Most would agree that the article contains only true and accurate statements; however, most would also agree that the statements are more likely to be made by a liberal than a conservative. Indeed, the centrist and right-leaning news outlets by our measure (the Washington Times, Fox News’ Special Report, the Newshour with Jim Lehrer, ABC’s Good Morning America, and CNN’s Newsnight with Aaron Brown) failed to mention any of these facts. Meanwhile, three of the outlets on the left side of our spectrum (CBS Evening News, USA Today, and the [news pages of the] Wall Street Journal) did mention at least one of the facts.
It’s accurate and true (and, one might add, rather important) but because conservatives aren’t likely to mention it we should consider it bias. There isn’t even an effort to show that the reported facts about IRS policy changes omit something important, but they don’t.

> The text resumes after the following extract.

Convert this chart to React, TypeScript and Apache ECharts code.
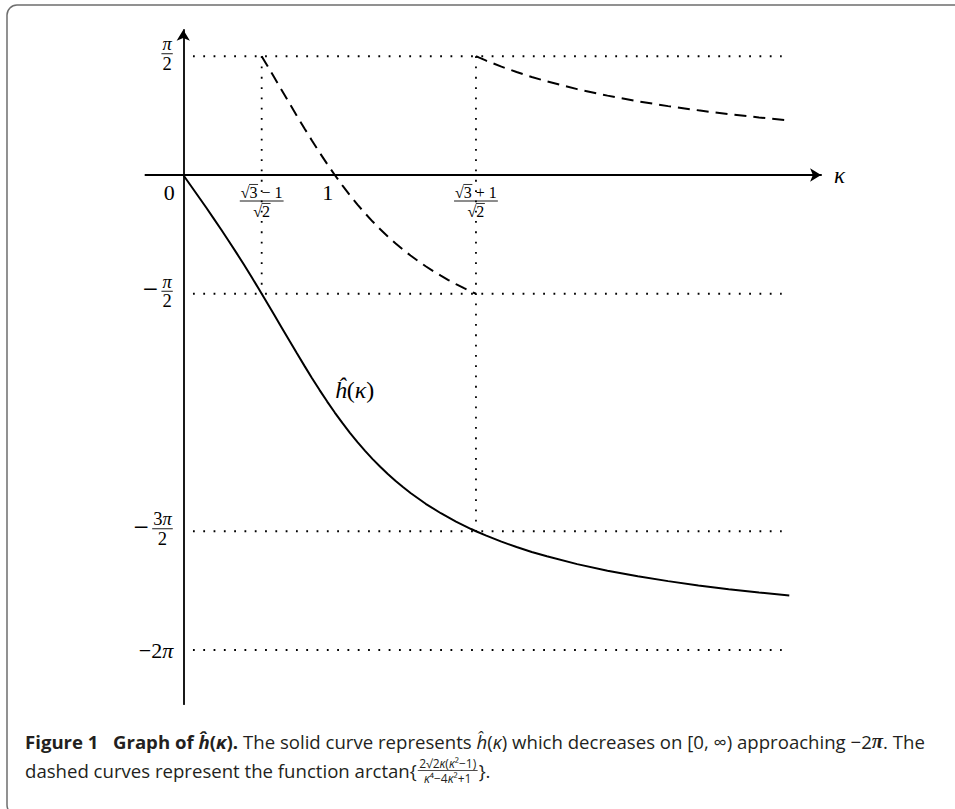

Obviously, there is a version of what Groseclose and Milyo are suggesting here that’s correct–the world is full of facts, and which ones are reported matter a great deal, independent of the accuracy of the reporting. The extensive coverage of the dissapearance of Natalee Holloway says something rather unfortunate about CNN and Fox News, regardless of the accuracy of that coverage. But what we’ve got here is a shift in the behavior of a major federal agency. The conception of bias here has grown to such an extent that it’s hard to imagine what a news outlet could do to avoid it, other than wait and see if the other major news outlets cover it as well. The definition of bias at this point is becoming so broad as to be not particularly helpful. But at any rate, since the authors have posted their paper online, you don’t have to trust me, Continental Op, jedmunds, or Jeff Goldstein, which is a good thing because I’m sure our ADA scores would indicate that none of us our trustworthy sources.